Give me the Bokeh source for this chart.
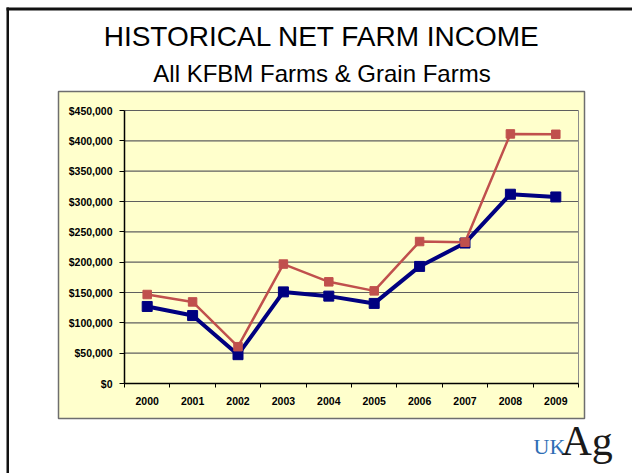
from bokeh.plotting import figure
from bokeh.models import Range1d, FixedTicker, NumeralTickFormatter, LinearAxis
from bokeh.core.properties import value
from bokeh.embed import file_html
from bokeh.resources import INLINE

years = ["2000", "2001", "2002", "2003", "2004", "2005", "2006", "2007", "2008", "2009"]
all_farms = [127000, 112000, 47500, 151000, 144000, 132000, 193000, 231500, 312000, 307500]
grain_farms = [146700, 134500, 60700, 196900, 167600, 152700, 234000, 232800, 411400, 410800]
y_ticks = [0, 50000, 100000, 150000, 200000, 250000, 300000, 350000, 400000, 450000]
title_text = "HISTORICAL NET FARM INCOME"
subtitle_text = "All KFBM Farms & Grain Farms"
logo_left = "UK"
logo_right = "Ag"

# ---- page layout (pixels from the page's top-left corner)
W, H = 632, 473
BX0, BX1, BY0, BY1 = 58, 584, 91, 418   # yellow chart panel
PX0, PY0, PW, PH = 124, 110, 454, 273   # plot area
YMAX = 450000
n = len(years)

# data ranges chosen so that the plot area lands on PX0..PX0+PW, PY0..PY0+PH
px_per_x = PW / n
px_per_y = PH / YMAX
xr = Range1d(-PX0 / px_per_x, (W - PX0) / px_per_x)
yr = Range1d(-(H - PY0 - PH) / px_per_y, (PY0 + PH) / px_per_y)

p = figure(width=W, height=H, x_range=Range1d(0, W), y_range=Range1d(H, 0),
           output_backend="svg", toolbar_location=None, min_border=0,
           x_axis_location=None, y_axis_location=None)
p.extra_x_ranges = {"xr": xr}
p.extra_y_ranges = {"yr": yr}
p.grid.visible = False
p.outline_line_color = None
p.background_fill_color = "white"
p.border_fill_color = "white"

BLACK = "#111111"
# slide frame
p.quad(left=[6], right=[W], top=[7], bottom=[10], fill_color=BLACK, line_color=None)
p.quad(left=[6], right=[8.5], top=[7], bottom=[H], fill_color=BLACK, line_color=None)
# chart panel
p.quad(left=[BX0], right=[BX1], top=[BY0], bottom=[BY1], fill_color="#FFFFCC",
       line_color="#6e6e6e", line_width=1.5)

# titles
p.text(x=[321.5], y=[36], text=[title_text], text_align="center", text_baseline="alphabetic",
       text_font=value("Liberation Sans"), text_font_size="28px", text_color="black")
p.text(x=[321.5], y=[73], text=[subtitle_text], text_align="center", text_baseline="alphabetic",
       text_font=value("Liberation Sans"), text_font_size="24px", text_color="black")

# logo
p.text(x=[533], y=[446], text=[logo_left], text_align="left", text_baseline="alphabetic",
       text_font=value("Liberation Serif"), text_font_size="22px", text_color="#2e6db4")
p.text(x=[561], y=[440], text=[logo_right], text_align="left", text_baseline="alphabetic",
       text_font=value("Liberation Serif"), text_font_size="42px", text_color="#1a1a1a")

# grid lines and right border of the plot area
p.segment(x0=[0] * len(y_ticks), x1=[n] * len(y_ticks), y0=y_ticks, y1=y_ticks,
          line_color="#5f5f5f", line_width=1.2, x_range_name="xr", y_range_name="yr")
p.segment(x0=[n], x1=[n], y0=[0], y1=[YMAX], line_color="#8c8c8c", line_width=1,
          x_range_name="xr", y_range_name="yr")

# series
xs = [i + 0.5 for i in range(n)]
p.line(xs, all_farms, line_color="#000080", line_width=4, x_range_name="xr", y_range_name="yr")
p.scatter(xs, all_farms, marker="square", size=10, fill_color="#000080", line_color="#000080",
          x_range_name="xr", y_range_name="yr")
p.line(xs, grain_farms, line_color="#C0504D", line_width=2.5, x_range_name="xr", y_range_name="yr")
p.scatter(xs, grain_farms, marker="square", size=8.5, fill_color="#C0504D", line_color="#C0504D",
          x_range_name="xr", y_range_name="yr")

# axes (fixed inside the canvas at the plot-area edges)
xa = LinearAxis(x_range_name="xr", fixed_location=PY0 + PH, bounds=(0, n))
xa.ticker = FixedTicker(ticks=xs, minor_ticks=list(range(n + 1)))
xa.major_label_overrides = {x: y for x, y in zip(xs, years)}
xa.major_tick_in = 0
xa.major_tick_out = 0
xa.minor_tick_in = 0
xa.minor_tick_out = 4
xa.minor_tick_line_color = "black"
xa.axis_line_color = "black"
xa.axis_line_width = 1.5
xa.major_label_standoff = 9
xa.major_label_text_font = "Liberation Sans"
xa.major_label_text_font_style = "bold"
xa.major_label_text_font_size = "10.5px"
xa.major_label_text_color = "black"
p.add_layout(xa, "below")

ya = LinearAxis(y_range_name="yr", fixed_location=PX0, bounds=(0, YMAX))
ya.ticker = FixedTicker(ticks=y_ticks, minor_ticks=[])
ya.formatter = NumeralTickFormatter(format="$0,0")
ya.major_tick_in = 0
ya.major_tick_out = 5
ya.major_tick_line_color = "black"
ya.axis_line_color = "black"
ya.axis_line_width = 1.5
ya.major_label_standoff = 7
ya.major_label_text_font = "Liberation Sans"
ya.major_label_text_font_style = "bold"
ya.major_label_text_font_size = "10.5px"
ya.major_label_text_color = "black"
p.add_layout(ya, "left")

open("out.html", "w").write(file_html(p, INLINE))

■ **WORK TO COMPLETE**
Every line of text is to be repeated exactly; pictures are left out.

■ **EXERCISE RESULT**
Give me the Bokeh source for this chart.
from bokeh.plotting import figure
from bokeh.models import Range1d, FixedTicker, NumeralTickFormatter, LinearAxis
from bokeh.core.properties import value
from bokeh.embed import file_html
from bokeh.resources import INLINE

years = ["2000", "2001", "2002", "2003", "2004", "2005", "2006", "2007", "2008", "2009"]
all_farms = [127000, 112000, 47500, 151000, 144000, 132000, 193000, 231500, 312000, 307500]
grain_farms = [146700, 134500, 60700, 196900, 167600, 152700, 234000, 232800, 411400, 410800]
y_ticks = [0, 50000, 100000, 150000, 200000, 250000, 300000, 350000, 400000, 450000]
title_text = "HISTORICAL NET FARM INCOME"
subtitle_text = "All KFBM Farms & Grain Farms"
logo_left = "UK"
logo_right = "Ag"

# ---- page layout (pixels from the page's top-left corner)
W, H = 632, 473
BX0, BX1, BY0, BY1 = 58, 584, 91, 418   # yellow chart panel
PX0, PY0, PW, PH = 124, 110, 454, 273   # plot area
YMAX = 450000
n = len(years)

# data ranges chosen so that the plot area lands on PX0..PX0+PW, PY0..PY0+PH
px_per_x = PW / n
px_per_y = PH / YMAX
xr = Range1d(-PX0 / px_per_x, (W - PX0) / px_per_x)
yr = Range1d(-(H - PY0 - PH) / px_per_y, (PY0 + PH) / px_per_y)

p = figure(width=W, height=H, x_range=Range1d(0, W), y_range=Range1d(H, 0),
           output_backend="svg", toolbar_location=None, min_border=0,
           x_axis_location=None, y_axis_location=None)
p.extra_x_ranges = {"xr": xr}
p.extra_y_ranges = {"yr": yr}
p.grid.visible = False
p.outline_line_color = None
p.background_fill_color = "white"
p.border_fill_color = "white"

BLACK = "#111111"
# slide frame
p.quad(left=[6], right=[W], top=[7], bottom=[10], fill_color=BLACK, line_color=None)
p.quad(left=[6], right=[8.5], top=[7], bottom=[H], fill_color=BLACK, line_color=None)
# chart panel
p.quad(left=[BX0], right=[BX1], top=[BY0], bottom=[BY1], fill_color="#FFFFCC",
       line_color="#6e6e6e", line_width=1.5)

# titles
p.text(x=[321.5], y=[36], text=[title_text], text_align="center", text_baseline="alphabetic",
       text_font=value("Liberation Sans"), text_font_size="28px", text_color="black")
p.text(x=[321.5], y=[73], text=[subtitle_text], text_align="center", text_baseline="alphabetic",
       text_font=value("Liberation Sans"), text_font_size="24px", text_color="black")

# logo
p.text(x=[533], y=[446], text=[logo_left], text_align="left", text_baseline="alphabetic",
       text_font=value("Liberation Serif"), text_font_size="22px", text_color="#2e6db4")
p.text(x=[561], y=[440], text=[logo_right], text_align="left", text_baseline="alphabetic",
       text_font=value("Liberation Serif"), text_font_size="42px", text_color="#1a1a1a")

# grid lines and right border of the plot area
p.segment(x0=[0] * len(y_ticks), x1=[n] * len(y_ticks), y0=y_ticks, y1=y_ticks,
          line_color="#5f5f5f", line_width=1.2, x_range_name="xr", y_range_name="yr")
p.segment(x0=[n], x1=[n], y0=[0], y1=[YMAX], line_color="#8c8c8c", line_width=1,
          x_range_name="xr", y_range_name="yr")

# series
xs = [i + 0.5 for i in range(n)]
p.line(xs, all_farms, line_color="#000080", line_width=4, x_range_name="xr", y_range_name="yr")
p.scatter(xs, all_farms, marker="square", size=10, fill_color="#000080", line_color="#000080",
          x_range_name="xr", y_range_name="yr")
p.line(xs, grain_farms, line_color="#C0504D", line_width=2.5, x_range_name="xr", y_range_name="yr")
p.scatter(xs, grain_farms, marker="square", size=8.5, fill_color="#C0504D", line_color="#C0504D",
          x_range_name="xr", y_range_name="yr")

# axes (fixed inside the canvas at the plot-area edges)
xa = LinearAxis(x_range_name="xr", fixed_location=PY0 + PH, bounds=(0, n))
xa.ticker = FixedTicker(ticks=xs, minor_ticks=list(range(n + 1)))
xa.major_label_overrides = {x: y for x, y in zip(xs, years)}
xa.major_tick_in = 0
xa.major_tick_out = 0
xa.minor_tick_in = 0
xa.minor_tick_out = 4
xa.minor_tick_line_color = "black"
xa.axis_line_color = "black"
xa.axis_line_width = 1.5
xa.major_label_standoff = 9
xa.major_label_text_font = "Liberation Sans"
xa.major_label_text_font_style = "bold"
xa.major_label_text_font_size = "10.5px"
xa.major_label_text_color = "black"
p.add_layout(xa, "below")

ya = LinearAxis(y_range_name="yr", fixed_location=PX0, bounds=(0, YMAX))
ya.ticker = FixedTicker(ticks=y_ticks, minor_ticks=[])
ya.formatter = NumeralTickFormatter(format="$0,0")
ya.major_tick_in = 0
ya.major_tick_out = 5
ya.major_tick_line_color = "black"
ya.axis_line_color = "black"
ya.axis_line_width = 1.5
ya.major_label_standoff = 7
ya.major_label_text_font = "Liberation Sans"
ya.major_label_text_font_style = "bold"
ya.major_label_text_font_size = "10.5px"
ya.major_label_text_color = "black"
p.add_layout(ya, "left")

open("out.html", "w").write(file_html(p, INLINE))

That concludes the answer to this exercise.